Hi Ms.Sheep,
I am sorry you are going through so much at the moment, especially with all the added stress of school.
I used to have anxiety so severe that it took me several hours to muster up the courage to leave the house. I couldn’t even go the letterbox because the anxiety was that bad.
Over time, the anxiety lessened. What I did was to “
just do it.” In other words, I would stop thinking about it and just do what needed to be done—in this case, to get out of the house. I would get dressed and leave the house each day to get into a routine, even if to just walk down the road and back. I just quickly opened the door, walked out and down the road before I had the chance to panic and talk myself out of it.
I’m not quite sure if that will be useful in your particular situation. If I am correct in interpreting what you wrote, you’re anxiety is school-related, in particular failing?
If this is so, I think the concept of “just doing it” still applies. Also, perhaps try not to OVERthink, and take deep breaths to calm yourself.
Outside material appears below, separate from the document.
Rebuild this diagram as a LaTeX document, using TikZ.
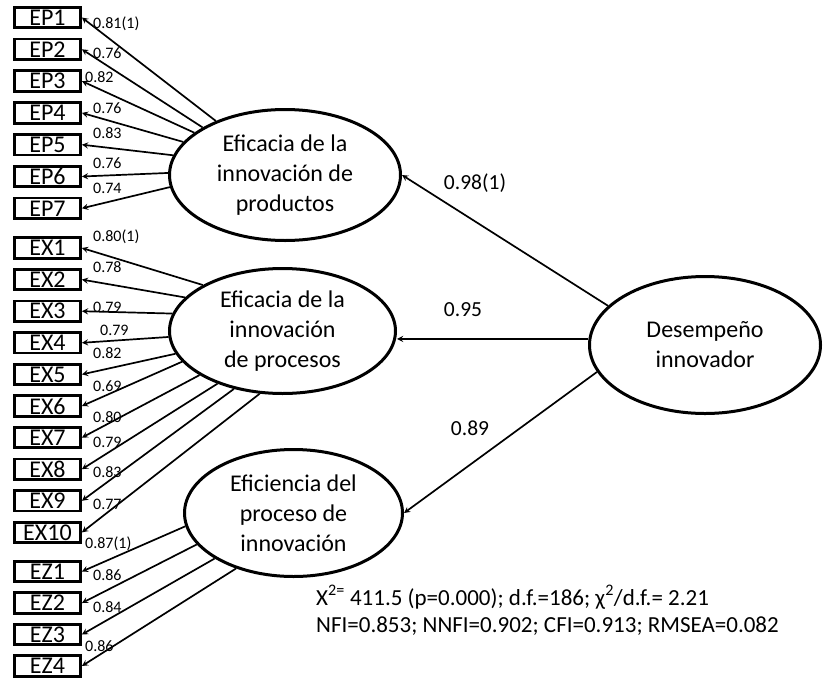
\documentclass[tikz,border=0pt]{standalone}
\usepackage{fontspec}
\setmainfont{Carlito}
\usetikzlibrary{arrows,shapes.geometric}

\tikzset{
  item/.style={draw,line width=2.8pt,minimum width=66pt,minimum height=20.5pt,inner sep=0pt,font=\fontsize{24}{24}\selectfont},
  factor/.style={draw,ellipse,line width=3pt,align=center,inner sep=0pt,font=\fontsize{24}{30}\selectfont},
  load/.style={line width=1.7pt,-stealth},
  coef/.style={anchor=west,inner sep=0pt,font=\fontsize{16}{16}\selectfont},
  bigcoef/.style={inner sep=0pt,font=\fontsize{21.5}{21.5}\selectfont},
  fitline/.style={anchor=base west,inner sep=0pt,font=\fontsize{23}{23}\selectfont}
}

\begin{document}
\begin{tikzpicture}[x=1pt,y=-1pt]
\useasboundingbox (0,0) rectangle (824,680);
% latent factors
\node [factor,minimum width=231pt,minimum height=131pt] (prod) at (285,175) {Eficacia de la\\innovación de\\productos};
\node [factor,minimum width=226pt,minimum height=125pt] (proc) at (282.5,331) {Eficacia de la\\innovación\\de procesos};
\node [factor,minimum width=218pt,minimum height=127pt] (efic) at (293.5,513) {Eficiencia del\\proceso de\\innovación};
\node [factor,minimum width=231pt,minimum height=137pt] (des) at (705,345) {Desempeño\\innovador};
% indicators
\node [item] (ep1) at (47.5,17.5) {EP1};
\node [item] (ep2) at (47.5,49.3) {EP2};
\node [item] (ep3) at (47.5,81.1) {EP3};
\node [item] (ep4) at (47.5,112.9) {EP4};
\node [item] (ep5) at (47.5,144.7) {EP5};
\node [item] (ep6) at (47.5,176.5) {EP6};
\node [item] (ep7) at (47.5,208.3) {EP7};
\node [item] (ex1) at (47.5,248) {EX1};
\node [item] (ex2) at (47.5,279.6) {EX2};
\node [item] (ex3) at (47.5,311.2) {EX3};
\node [item] (ex4) at (47.5,342.8) {EX4};
\node [item] (ex5) at (47.5,374.4) {EX5};
\node [item] (ex6) at (47.5,406) {EX6};
\node [item] (ex7) at (47.5,437.6) {EX7};
\node [item] (ex8) at (47.5,469.2) {EX8};
\node [item] (ex9) at (47.5,500.8) {EX9};
\node [item] (ex10) at (47.5,532.4) {EX10};
\node [item] (ez1) at (47.5,571.5) {EZ1};
\node [item] (ez2) at (47.5,603) {EZ2};
\node [item] (ez3) at (47.5,634.5) {EZ3};
\node [item] (ez4) at (47.5,666) {EZ4};
% second order loadings
\draw [load] (des.158) to (prod.east);
\draw [load] (des.177) to (des.177 -| proc.east);
\draw [load] (des.194) to (efic.east);
\node [bigcoef] (cprod) at (475,183) {0.98(1)};
\node [bigcoef] (cproc) at (463,310) {0.95};
\node [bigcoef] (cefic) at (470,428) {0.89};
% first order loadings
\draw [load] (prod.142) to (ep1.east);
\draw [load] (prod.150.5) to (ep2.east);
\draw [load] (prod.155.5) to (ep3.east);
\draw [load] (prod.162.7) to (ep4.east);
\draw [load] (prod.170.3) to (ep5.east);
\draw [load] (prod.179) to (ep6.east);
\draw [load] (prod.186.3) to (ep7.east);
\draw [load] (proc.150.4) to (ex1.east);
\draw [load] (proc.161.7) to (ex2.east);
\draw [load] (proc.171.2) to (ex3.east);
\draw [load] (proc.183) to (ex4.east);
\draw [load] (proc.192.1) to (ex5.east);
\draw [load] (proc.197.8) to (ex6.east);
\draw [load] (proc.208.8) to (ex7.east);
\draw [load] (proc.219.2) to (ex8.east);
\draw [load] (proc.230.4) to (ex9.east);
\draw [load] (proc.250) to (ex10.east);
\draw [load] (efic.187.7) to (ez1.east);
\draw [load] (efic.198.3) to (ez2.east);
\draw [load] (efic.210.4) to (ez3.east);
\draw [load] (efic.224.7) to (ez4.east);
% loading values
\node [coef] (lep1) at (93,24) {0.81(1)};
\node [coef] (lep2) at (93,53) {0.76};
\node [coef] (lep3) at (85,77) {0.82};
\node [coef] (lep4) at (93,108) {0.76};
\node [coef] (lep5) at (93,133) {0.83};
\node [coef] (lep6) at (93,163) {0.76};
\node [coef] (lep7) at (93,188) {0.74};
\node [coef] (lex1) at (93,237) {0.80(1)};
\node [coef] (lex2) at (93,267) {0.78};
\node [coef] (lex3) at (93,307) {0.79};
\node [coef] (lex4) at (100,330) {0.79};
\node [coef] (lex5) at (93,353) {0.82};
\node [coef] (lex6) at (93,386) {0.69};
\node [coef] (lex7) at (93,417) {0.80};
\node [coef] (lex8) at (93,442) {0.79};
\node [coef] (lex9) at (93,472) {0.83};
\node [coef] (lex10) at (93,504) {0.77};
\node [coef] (lez1) at (85,544) {0.87(1)};
\node [coef] (lez2) at (93,575) {0.86};
\node [coef] (lez3) at (93,607) {0.84};
\node [coef] (lez4) at (85,646) {0.86};
% fit indices
\node [fitline] (fit1) at (316,605) {X\textsuperscript{2=} 411.5 (p=0.000); d.f.=186; χ\textsuperscript{2}/d.f.= 2.21};
\node [fitline] (fit2) at (316,632) {NFI=0.853; NNFI=0.902; CFI=0.913; RMSEA=0.082};
\end{tikzpicture}
\end{document}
I find it helps to put things into proper perspective. I have also had anxiety in the past over failure... BIG time. What I did to overcome this was to redefine what failure means. The definition I like is:
we only fail when we stop trying.
When I was anxious about my grades, I would change how I thought about it. Not getting a high distinction for my essays would send me bonkers. Even earning a distinction would send me into fits of rage, I would try to negotiate a better grade with the teachers, ask how I can get a HD next essay, and end up with so much anxiety of “failing” that I would almost quit. To me, anything less than a HD was a failure and inexcusable.
I knew that I needed to start thinking about it differently. If I quit university because of the grades, THEN I would have failed. So I just needed to keep trying, no matter what.
Second, I can’t realistically get a HD for every essay for every subject consistently. A HD requires high quality work, which takes time, hard work, and high standards--not to mention you need to know the subject matter fairly well. There would be times when I would sometimes get a distinction or a credit to a lesser extent. But, as painful as it was, it was great for character building and it meant that there was room for improvement.
I began to think of it in terms of not failure but a challenge and an opportunity to improve myself and my grades.
So perhaps try to change the way you view things. If we view things in a distorted way, we feel depressed and anxious. View things for what they are, not for what they are not. Does that last sentence make sense? Is that even a thing? I just made it up. Sounds profound, so it might work

I hope this gives you something to mediate on for your situation.